La experiencia de la finitud. “La suprema impotencia del hombre”, por definirla desde la filosofía de la existencia. “La angustia” según Kierkegaard o Heiddegger, “el fracaso” según Jaspers… “la náusea” según Sartre. El miedo supremo, según casi todos nosotros.

Es que el hombre moderno necesita ese olvido para jugar tranquilo el juego que mejor juega y que más le gusta: ser Dios.

Yo estoy ahora en la madrugada profunda con el teléfono en la oreja. Anoche me alejé de la vida mirando la tele. Me quedé dormido escuchando una noticia importante de las que menos importan. Ahora vuelvo a la vida con la llamada.

Horacio… se murió Gerardo”, alcancé a escuchar en medio de los llantos. Un llanto como desgarro. Y las palabras desde lejos que se clavan como una dolorosa puñalada en el medio de pecho. Y las piernas que se aflojan, y las lágrimas incontenibles.

Es sábado y es la madrugada. Yo había estado con Gerardo el miércoles. Nos cruzamos como otras mil veces en una esquina. El iba con sus dolores a cuesta. Y yo iba ensimismado no sé en qué pavada aquella tarde. A Gerardo lo conozco desde hace más de diez años. Nos conocimos en la puerta de salita verde.

El con su Ignacio y su bajo. Yo con Gervasio y mis delirios.

Desde entonces anduvimos a la par. En las buenas. En las malas.

Y cuando digo en las malas lo digo en serio. Es que hace diez años, a Gerardo se le metió de prepo “un inquilino gringo llamado Parkinson“. Gerardo tenía entonces 36 años. Diez años después, el inquilino gringo le ganó por cansancio.

Cosa increíble de uno que es hombre antes que nada. El miércoles cuando nos cruzamos en aquella esquina, Gerardo andaba a duras penas. El sabía bien… y yo también lo intuía. Así y todo, hablamos de bueyes perdidos durante 15 minutos. Puro ruido para tapar lo inevitable. Y lo inevitable ocurrió.

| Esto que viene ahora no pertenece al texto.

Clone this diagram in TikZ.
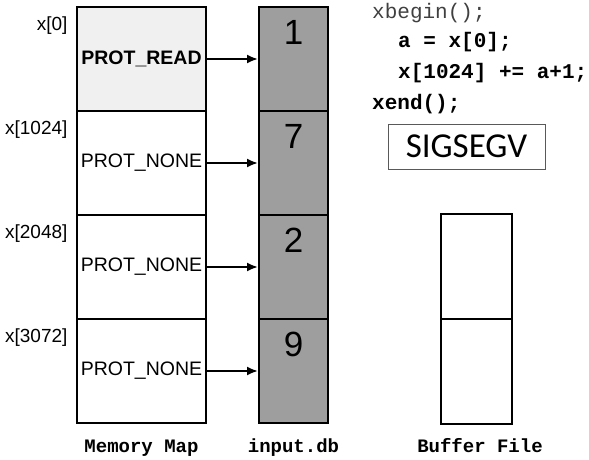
\documentclass[tikz,border=0pt]{standalone}
\usepackage{fontspec}
\setmainfont{Liberation Sans}
\setmonofont{Liberation Mono}
\newfontfamily\sigfont{Carlito}
\usetikzlibrary{arrows.meta,positioning}
\tikzset{
  celda/.style     = {draw, line width=2pt, minimum width=129pt, minimum height=104pt, inner sep=0pt, font=\fontsize{19.5}{22}\selectfont},
  dbcelda/.style   = {draw, line width=2pt, fill=black!38, minimum width=69pt, minimum height=104pt, inner sep=0pt},
  bufcelda/.style  = {draw, line width=2pt, minimum width=71pt, minimum height=105pt, inner sep=0pt},
  codigo/.style    = {anchor=west, inner sep=0pt, font=\ttfamily\bfseries\fontsize{21}{24}\selectfont},
  rotulo/.style    = {anchor=base, font=\ttfamily\bfseries\fontsize{19}{22}\selectfont},
  direccion/.style = {anchor=east, font=\fontsize{19}{21}\selectfont},
  flecha/.style    = {-{Latex[length=11pt,width=9pt]}, line width=2pt}
}

\begin{document}
\begin{tikzpicture}[x=1pt, y=-1pt]
  \useasboundingbox (0,0) rectangle (589,460);
  % memory map and input.db
  \foreach \i/\y/\prot/\col/\num/\dir in {1/59/\textbf{PROT\_READ}/gray!12/1/x[0],
                                          2/163/PROT\_NONE/white/7/x[1024],
                                          3/267/PROT\_NONE/white/2/x[2048],
                                          4/371/PROT\_NONE/white/9/x[3072]}{
    \node[celda, fill=\col] (m\i) at (141.5,\y) {\prot};
    \node[dbcelda] (d\i) at (293.5,\y) {};
    \node[font=\fontsize{35}{38}\selectfont, below=11pt of d\i.north] (n\i) {\num};
    \node[direccion] (l\i) at ([xshift=-5pt, yshift=-20pt]m\i.north west) {\dir};
    \draw[flecha] (m\i) -- (d\i);
  }
  % code
  \node[codigo, font=\ttfamily\fontsize{21}{24}\selectfont, text=black!75] (c1) at (372,13) {xbegin();};
  \node[codigo] (c2) at (398,42) {a = x[0];};
  \node[codigo] (c3) at (398,73) {x[1024] += a+1;};
  \node[codigo] (c4) at (372,104) {xend();};
  \node[draw=black!65, line width=1pt, minimum width=157pt, minimum height=45pt, font=\sigfont\fontsize{35}{38}\selectfont] (sig) at (466.5,146.5) {SIGSEGV};
  % buffer file
  \node[bufcelda] (b1) at (476.5,266) {};
  \node[bufcelda] (b2) at (476.5,371) {};
  % captions
  \node[rotulo] (t1) at (141.5,452) {Memory Map};
  \node[rotulo] (t2) at (293.5,452) {input.db};
  \node[rotulo] (t3) at (480,452) {Buffer File};
\end{tikzpicture}
\end{document}
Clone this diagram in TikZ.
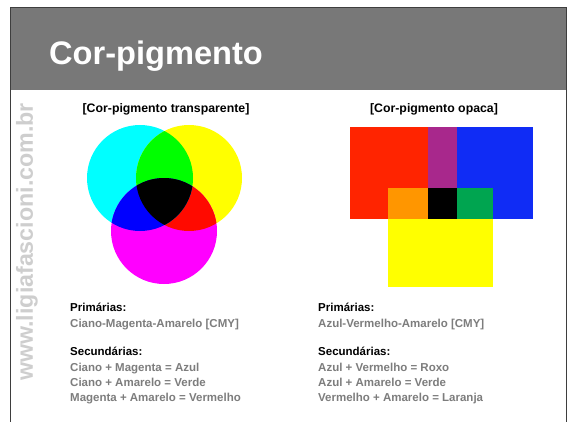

Ahí está Gerardo en su mortaja. Se lo ve tranquilo. Es la primera vez en diez años que descansa quieto. Ha dejado de temblar, pero desde su lecho de muerte nos hace temblar a nosotros. Yo estoy abrazado con mi hijo Gervasio de un lado… y con el Ignacio de Gerardo en el otro. De fondo suena el jazz, en el bajo inconfundible de Gerardo. A mi hijo lo traje casi a la rastra. Ignacio se decidió a último momento.

Solos ellos están, de un colegio con más de 1.000 alumnos.

“Son muy chicos como para que vean estas cosas…” escucho el susurro de una señora detrás de nuestros hombros.

Curiosidades del hombre moderno. Eso de mentirse inmortal… hasta la muerte.